Лидеры, инициаторы ОФТ: Пыжов Анатолий Васильевич, Красавин Игорь Владиславович и я, три кандидата в Народные депутаты СССР. Мы объявили о создании ОФТ. Активно участвовал в этом Юрий Евгеньевич Раков. В координационный совет вошли Константин Васильевич Федотов, Евгений Петрович Тимофеев (председатель Совета рабочих Ленинграда до сих пор), это бывшие мои доверенные лица от коллектива порта. В Совет ОФТ вошли также Андрей Алексеевич Журавлев (позднее работал в «Народной правде» верстальщиком, заведующим отделом), Георгий Леонидович Казан (сейчас председатель профкома «Светлана-Машиностроение»), Долгов Виктор Георгиевич, доктор экономических наук, профессор, основатель и первый главный редактор «Народной правды».

Потом мы по предложению В.Г. Долгова учредили Фонд Рабочей Академии, в 1994 году, зарегистрировали его в Министерстве юстиции РФ. Учредители: объединения рабочих Ленинграда, Москвы и Нижнего Новгорода и Петровская академия наук и искусств. Нас пытались закрыть, но это не получилось. Так что мы это движение, начатое ранее, продолжаем в несколько иных формах.

Движение коммунистической инициативы выросло из Фронта трудящихся тоже. И мы даже Фронт трудящихся СССР создали, который в музее Кирова был учрежден, на Каменноостровском проспекте. Причем нам мешали, не давали, а мы Фронт трудящихся СССР учредили. Это было буквально через год, а, может быть, и меньше, после учреждения Фронта трудящихся России. И у нас даже документы этого Учредительного съезда лежат в редакции. Причем нам пришлось этот съезд проводить немножко конспиративно от тех, кто пытался нам помешать. Мы всех делегатов конфиденциально направляли, говорили, чтобы они пришли в музей Кирова, и там провели. А все протестующие были в ДК Ленсовета. Они протестовали, протестовали, а нас уже там нет, мы в другом месте.
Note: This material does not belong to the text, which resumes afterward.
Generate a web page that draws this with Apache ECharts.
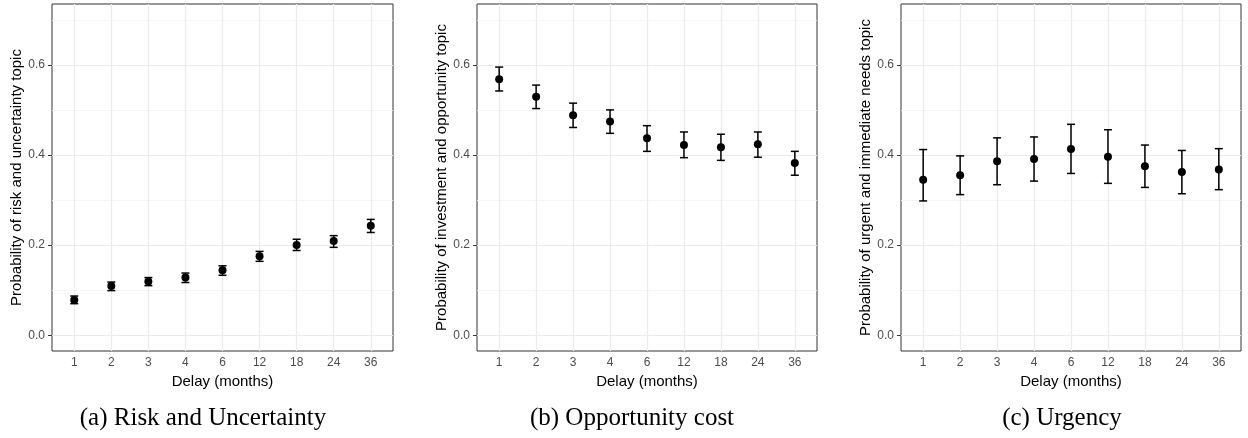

— Расскажите подробнее тот сюжет, когда вы жгли после путча свой антигорбачевский архив.

— Мы жгли документы после путча, чтобы исключить преследование настоящих коммунистов. Вы представляете, где Смольный? Прямо около Смольного набережная Невы. Там такой есть сад, юннаты там работают, и дальше был пляж. Теперь этого пляжа нет, там проходит дорога. Если вы проезжаете Дом политпросвещения, справа оставляете Смольный, дорога уходила на пляж. Был хороший пляж, там купались. На этом пляже мы развели костер и долго сжигали большое количество документов.

— Это были решения ленинградских организаций?

— Не только, большинство со всей России. То есть, с одной стороны, мы подготовили дело к тому, чтобы снять Горбачева. А Горбачев, я думаю, не без контакта с Ельциным, довел дело до ликвидации КПСС. И присланные решения потеряли смысл, кроме одного, что теперь могли этих людей привлекать на том основании, что они выступали против Горбачева. При всей вражде Горбачева с Ельциным они делали одно дело. Горбачев разворачивал, поворачивал, а тот уже, как бревно, двигал прямо в контрреволюционном направлении.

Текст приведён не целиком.